Data excerpt |
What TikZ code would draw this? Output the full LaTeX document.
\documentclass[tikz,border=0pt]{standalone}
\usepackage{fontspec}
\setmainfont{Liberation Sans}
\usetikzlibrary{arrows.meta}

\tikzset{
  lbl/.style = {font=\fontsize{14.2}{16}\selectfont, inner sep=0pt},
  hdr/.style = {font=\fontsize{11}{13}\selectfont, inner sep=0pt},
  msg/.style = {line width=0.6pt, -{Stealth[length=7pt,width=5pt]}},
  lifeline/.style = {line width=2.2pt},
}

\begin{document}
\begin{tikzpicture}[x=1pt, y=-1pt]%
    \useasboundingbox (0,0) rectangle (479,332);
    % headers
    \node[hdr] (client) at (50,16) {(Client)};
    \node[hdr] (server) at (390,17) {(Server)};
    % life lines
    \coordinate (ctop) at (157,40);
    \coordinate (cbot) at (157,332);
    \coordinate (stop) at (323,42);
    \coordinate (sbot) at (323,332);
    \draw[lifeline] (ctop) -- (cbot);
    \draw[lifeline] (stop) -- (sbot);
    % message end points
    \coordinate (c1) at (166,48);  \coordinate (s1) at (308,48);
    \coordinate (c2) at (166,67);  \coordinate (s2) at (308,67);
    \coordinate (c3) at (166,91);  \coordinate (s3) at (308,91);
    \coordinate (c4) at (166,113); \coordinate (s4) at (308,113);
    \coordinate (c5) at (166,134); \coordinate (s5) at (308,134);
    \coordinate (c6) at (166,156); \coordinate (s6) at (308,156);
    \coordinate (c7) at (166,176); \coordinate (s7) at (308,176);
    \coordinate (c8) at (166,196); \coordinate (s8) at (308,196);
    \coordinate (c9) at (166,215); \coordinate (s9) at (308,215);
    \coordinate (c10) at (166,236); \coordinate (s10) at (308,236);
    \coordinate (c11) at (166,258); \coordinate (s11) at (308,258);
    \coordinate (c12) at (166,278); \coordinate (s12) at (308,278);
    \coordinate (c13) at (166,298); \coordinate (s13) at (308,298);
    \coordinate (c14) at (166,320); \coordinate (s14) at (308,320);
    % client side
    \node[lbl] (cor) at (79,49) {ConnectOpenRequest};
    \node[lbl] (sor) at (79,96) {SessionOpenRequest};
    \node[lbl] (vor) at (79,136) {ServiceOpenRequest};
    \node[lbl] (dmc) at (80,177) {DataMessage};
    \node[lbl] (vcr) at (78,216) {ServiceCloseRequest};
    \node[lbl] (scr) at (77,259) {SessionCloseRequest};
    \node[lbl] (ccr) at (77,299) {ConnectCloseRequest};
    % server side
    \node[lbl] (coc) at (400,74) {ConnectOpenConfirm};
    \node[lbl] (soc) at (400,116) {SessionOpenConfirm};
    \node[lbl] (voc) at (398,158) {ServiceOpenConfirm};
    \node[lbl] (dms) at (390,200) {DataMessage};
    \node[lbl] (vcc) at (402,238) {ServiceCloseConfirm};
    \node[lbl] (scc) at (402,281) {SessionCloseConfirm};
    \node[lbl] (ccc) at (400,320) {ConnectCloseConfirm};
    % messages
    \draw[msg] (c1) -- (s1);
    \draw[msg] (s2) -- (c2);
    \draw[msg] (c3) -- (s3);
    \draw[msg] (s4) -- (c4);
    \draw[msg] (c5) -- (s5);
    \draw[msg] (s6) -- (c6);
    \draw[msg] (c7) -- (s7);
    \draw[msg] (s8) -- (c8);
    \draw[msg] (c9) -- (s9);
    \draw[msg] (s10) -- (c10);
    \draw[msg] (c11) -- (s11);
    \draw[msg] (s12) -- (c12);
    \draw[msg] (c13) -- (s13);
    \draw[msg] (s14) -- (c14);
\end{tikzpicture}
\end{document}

What you need to do | Give the listing again, word for word.

The output |
What TikZ code would draw this? Output the full LaTeX document.
\documentclass[tikz,border=0pt]{standalone}
\usepackage{fontspec}
\setmainfont{Liberation Sans}
\usetikzlibrary{arrows.meta}

\tikzset{
  lbl/.style = {font=\fontsize{14.2}{16}\selectfont, inner sep=0pt},
  hdr/.style = {font=\fontsize{11}{13}\selectfont, inner sep=0pt},
  msg/.style = {line width=0.6pt, -{Stealth[length=7pt,width=5pt]}},
  lifeline/.style = {line width=2.2pt},
}

\begin{document}
\begin{tikzpicture}[x=1pt, y=-1pt]%
    \useasboundingbox (0,0) rectangle (479,332);
    % headers
    \node[hdr] (client) at (50,16) {(Client)};
    \node[hdr] (server) at (390,17) {(Server)};
    % life lines
    \coordinate (ctop) at (157,40);
    \coordinate (cbot) at (157,332);
    \coordinate (stop) at (323,42);
    \coordinate (sbot) at (323,332);
    \draw[lifeline] (ctop) -- (cbot);
    \draw[lifeline] (stop) -- (sbot);
    % message end points
    \coordinate (c1) at (166,48);  \coordinate (s1) at (308,48);
    \coordinate (c2) at (166,67);  \coordinate (s2) at (308,67);
    \coordinate (c3) at (166,91);  \coordinate (s3) at (308,91);
    \coordinate (c4) at (166,113); \coordinate (s4) at (308,113);
    \coordinate (c5) at (166,134); \coordinate (s5) at (308,134);
    \coordinate (c6) at (166,156); \coordinate (s6) at (308,156);
    \coordinate (c7) at (166,176); \coordinate (s7) at (308,176);
    \coordinate (c8) at (166,196); \coordinate (s8) at (308,196);
    \coordinate (c9) at (166,215); \coordinate (s9) at (308,215);
    \coordinate (c10) at (166,236); \coordinate (s10) at (308,236);
    \coordinate (c11) at (166,258); \coordinate (s11) at (308,258);
    \coordinate (c12) at (166,278); \coordinate (s12) at (308,278);
    \coordinate (c13) at (166,298); \coordinate (s13) at (308,298);
    \coordinate (c14) at (166,320); \coordinate (s14) at (308,320);
    % client side
    \node[lbl] (cor) at (79,49) {ConnectOpenRequest};
    \node[lbl] (sor) at (79,96) {SessionOpenRequest};
    \node[lbl] (vor) at (79,136) {ServiceOpenRequest};
    \node[lbl] (dmc) at (80,177) {DataMessage};
    \node[lbl] (vcr) at (78,216) {ServiceCloseRequest};
    \node[lbl] (scr) at (77,259) {SessionCloseRequest};
    \node[lbl] (ccr) at (77,299) {ConnectCloseRequest};
    % server side
    \node[lbl] (coc) at (400,74) {ConnectOpenConfirm};
    \node[lbl] (soc) at (400,116) {SessionOpenConfirm};
    \node[lbl] (voc) at (398,158) {ServiceOpenConfirm};
    \node[lbl] (dms) at (390,200) {DataMessage};
    \node[lbl] (vcc) at (402,238) {ServiceCloseConfirm};
    \node[lbl] (scc) at (402,281) {SessionCloseConfirm};
    \node[lbl] (ccc) at (400,320) {ConnectCloseConfirm};
    % messages
    \draw[msg] (c1) -- (s1);
    \draw[msg] (s2) -- (c2);
    \draw[msg] (c3) -- (s3);
    \draw[msg] (s4) -- (c4);
    \draw[msg] (c5) -- (s5);
    \draw[msg] (s6) -- (c6);
    \draw[msg] (c7) -- (s7);
    \draw[msg] (s8) -- (c8);
    \draw[msg] (c9) -- (s9);
    \draw[msg] (s10) -- (c10);
    \draw[msg] (c11) -- (s11);
    \draw[msg] (s12) -- (c12);
    \draw[msg] (c13) -- (s13);
    \draw[msg] (s14) -- (c14);
\end{tikzpicture}
\end{document}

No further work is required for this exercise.